Last Sunday in Stratford I saw Seana McKenna play Shakespeare’s Richard III in a stunning version of that amazing play. It was also deeply relevant to us politically. Much of that has to do with casting an actress as a king.
It’s not a performance in drag, though promotional photos of McKenna looking glam and ambisexual might mislead you. She plays an ugly, brutal man, balding and hunchbacked. If you didn’t know he was a she, you might never guess it hadn’t been a man. Yet it’s hard to imagine a man giving so relentless an interpretation of the single-minded, stupefied, male drive for power no matter what deceit and damage are required. They do it because winning is all that matters, and they do it cheerily. A male actor playing that might feel a bit traitorous to his gender, and try to nuance it with some guilt and self-doubt.
Then on Tuesday, I watched U.S. Republican presidential candidate Mitt Romney say: “The only thing that’s stopping us is government and we’re gonna say let’s stop government and get going again.” He’s not brilliant but he’s had some real life experience and must know how fatuous that is. No modern economy can operate without a huge government role. Still, it’s what you gotta say to win in his party, so he cheerily did. Women can do it too but it comes easier to men like Romney, who’ve been allowed to get away with embarrassing behaviour all their lives due to a combination of their gender and their privilege.

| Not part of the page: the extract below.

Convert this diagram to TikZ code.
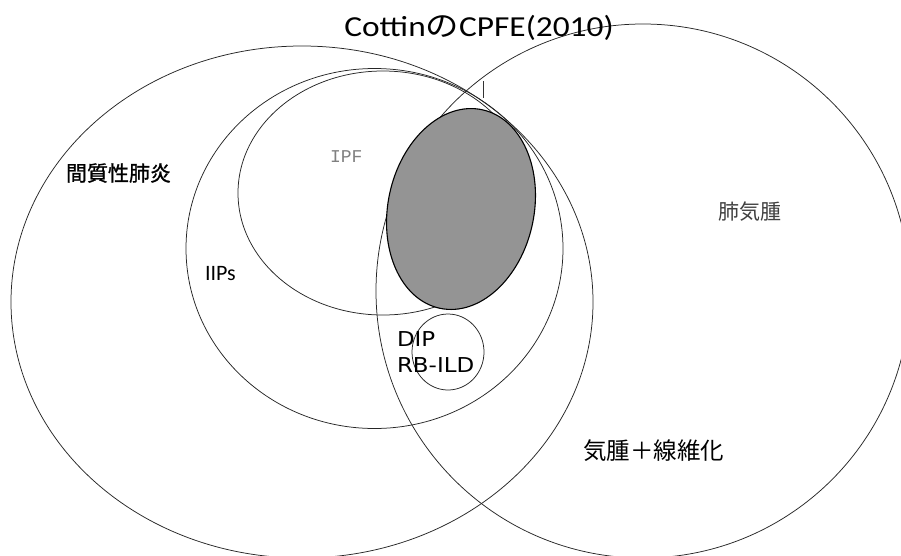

There’s no hint of eroticism in McKenna’s Richard, especially in the scene where he seduces the widow of a man he murdered, over the corpse of her dad, whom he also killed. This may have bothered some theatregoers. Generations of male audiences have felt reassured, through that scene, that no matter how unappealing you are, some gorgeous woman will fall for you. It happens here but solely due to the power and protection Richard offers. It’s not much different from buying sex on the street. Henry Kissinger called power an aphrodisiac but this is more like: power gets you women. Any intrinsic potential between people becomes irrelevant when sheer power gets inserted into the equation.
This is where, at least this weekend, I find myself thinking of 9/11. There were many possibilities 10 years ago after the attacks. Americans might have learned enough from the slaughter of their own innocents in the name of abstract causes to empathize with people elsewhere who’ve also experienced such carnage, either through powerful nations like the U.S. or Soviet Union, or by their own tyrants. Other peoples could have used the event to acquire a more sympathetic view of Americans. The terrorists could have been marginalized and hunted down instead of being inflated into symbols in a clash of civilizations requiring massive invasions and “regime change.”
But U.S. leaders, supported by the mass media echo chamber, used the event to impose old policies, already decided on. Vice-president Cheney, defence secretary Rumsfeld and others in the Bush government, belonged in the 1990s to a group call the Project for a New American Century which felt “a new Pearl Harbor” might “catalyze” the ability to rebuild U.S. strength and global “leadership.” 9/11 handed them that kind of pretext, for goals like overthrowing Saddam Hussein, building up the national security apparatus and strengthening their hold on the oil-rich Mideast. National security adviser Condoleezza Rice told her staff to think about how to “capitalize on these opportunities.” It was sheer exercise of power: you know what you want, you use anything to get it. The results have been disastrous: a crack-up of the U.S. and global economies, spread of torture, hatred of U.S. invaders, internal and external immigrations…
The cast really was Shakespearean, or rather Richardian: Cheney, Rumsfeld, Bush (a buffoonish figure) and Osama bin Laden too, who also knew what he wanted but, unlike the rest, seemed to get most of it, including martyrdom. It wasn’t about human nature, as much of Shakespeare is. It was, like Richard III, about sheer political power that ultimately undermines itself. For those connections, we can thank McKenna along with her collaborators.